## [Available data]
▬▬▬
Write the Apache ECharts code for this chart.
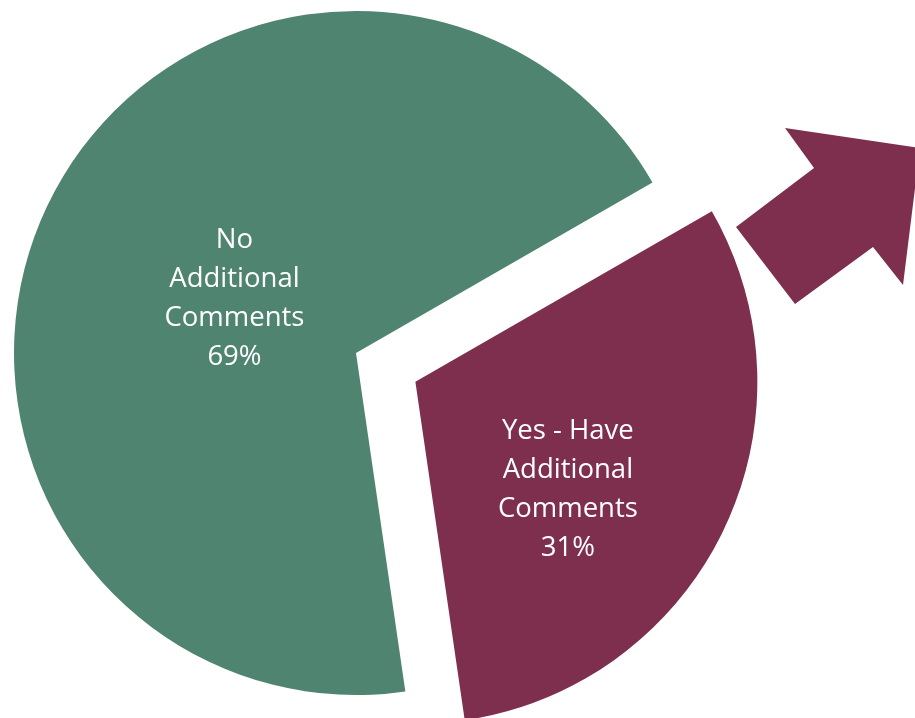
<!DOCTYPE html>
<html>
<head>
<meta charset="utf-8">
<script src="https://cdn.jsdelivr.net/npm/echarts@6/dist/echarts.min.js"></script>
<style>
html,body{margin:0;padding:0;background:#fff;}
#chart{width:915px;height:718px;}
</style>
</head>
<body>
<div id="chart"></div>
<script>
const categories = ["Yes - Have\nAdditional\nComments", "No\nAdditional\nComments"];
const values = [31, 69];
const colors = ["#7E2F4D", "#4F8470"];
const labelOffsets = [[-4, 32], [35, 22]];

const chart = echarts.init(document.getElementById('chart'), null, {renderer: 'canvas'});
const data = categories.map((c, i) => ({
  name: c,
  value: values[i],
  selected: i === 0,
  itemStyle: {color: colors[i]},
  label: {offset: labelOffsets[i]},
  select: {label: {offset: labelOffsets[i]}}
}));

chart.setOption({
  animation: false,
  series: [{
    type: 'pie',
    center: [356, 353],
    radius: [0, 342],
    startAngle: 29.9,
    clockwise: true,
    selectedMode: 'single',
    selectedOffset: 66,
    percentPrecision: 0,
    emphasis: {disabled: true},
    label: {
      show: true,
      position: 'inside',
      formatter: '{b}\n{d}%',
      color: '#ffffff',
      fontFamily: 'Open Sans',
      fontSize: 27.5,
      lineHeight: 39,
      align: 'center'
    },
    labelLine: {show: false},
    data: data
  }],
  graphic: [{
    type: 'polygon',
    shape: {points: [[785,128],[920,148],[903,285],[873,247],[795,304],[736,227],[814,168]]},
    style: {fill: '#7E2F4D'}
  }]
});
</script>
</body>
</html>
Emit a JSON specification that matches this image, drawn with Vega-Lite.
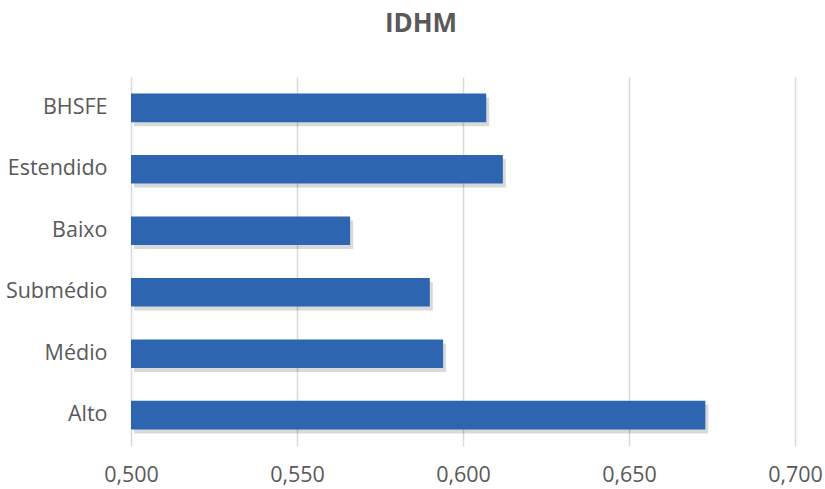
{
  "$schema": "https://vega.github.io/schema/vega-lite/v6.json",
  "autosize": "none",
  "width": 664,
  "height": 369,
  "padding": {"left": 131, "top": 77, "right": 30, "bottom": 43},
  "background": "white",
  "config": {"view": {"stroke": null}, "font": "Open Sans"},
  "title": {"text": "IDHM", "fontSize": 26, "fontWeight": "bold", "color": "#595959", "font": "Open Sans", "anchor": "middle", "dx": -42, "offset": 40},
  "data": {"values": [
    {"grupo": "BHSFE", "idhm": 0.607},
    {"grupo": "Estendido", "idhm": 0.612},
    {"grupo": "Baixo", "idhm": 0.566},
    {"grupo": "Submédio", "idhm": 0.590},
    {"grupo": "Médio", "idhm": 0.594},
    {"grupo": "Alto", "idhm": 0.673}
  ]},
  "encoding": {
    "y": {"field": "grupo", "type": "nominal", "sort": null, "scale": {"paddingInner": 0.535, "paddingOuter": 0.27},
      "axis": {"title": null, "ticks": false, "domain": false, "labelFontSize": 21.5, "labelColor": "#595959", "labelPadding": 24, "grid": false}},
    "x": {"field": "idhm", "type": "quantitative", "scale": {"domain": [0.5, 0.7], "zero": false, "clamp": true},
      "axis": {"title": null, "values": [0.5, 0.55, 0.6, 0.65, 0.7], "labelExpr": "replace(format(datum.value, '.3f'), '.', ',')", "labelFlush": false, "ticks": false, "domain": false, "grid": true, "gridColor": "#d9d9d9", "gridWidth": 1.5, "labelFontSize": 21.5, "labelColor": "#595959", "labelPadding": 18}}
  },
  "layer": [
    {"mark": {"type": "bar", "color": "#000000", "opacity": 0.15, "xOffset": 3, "yOffset": 4}},
    {"mark": {"type": "bar", "color": "#2E65B1"}}
  ]
}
▬▬▬
## [Instruction]
Going through the entries above line by line, work out how many lines include the word "this". Only the number is required.

## [Task output]
2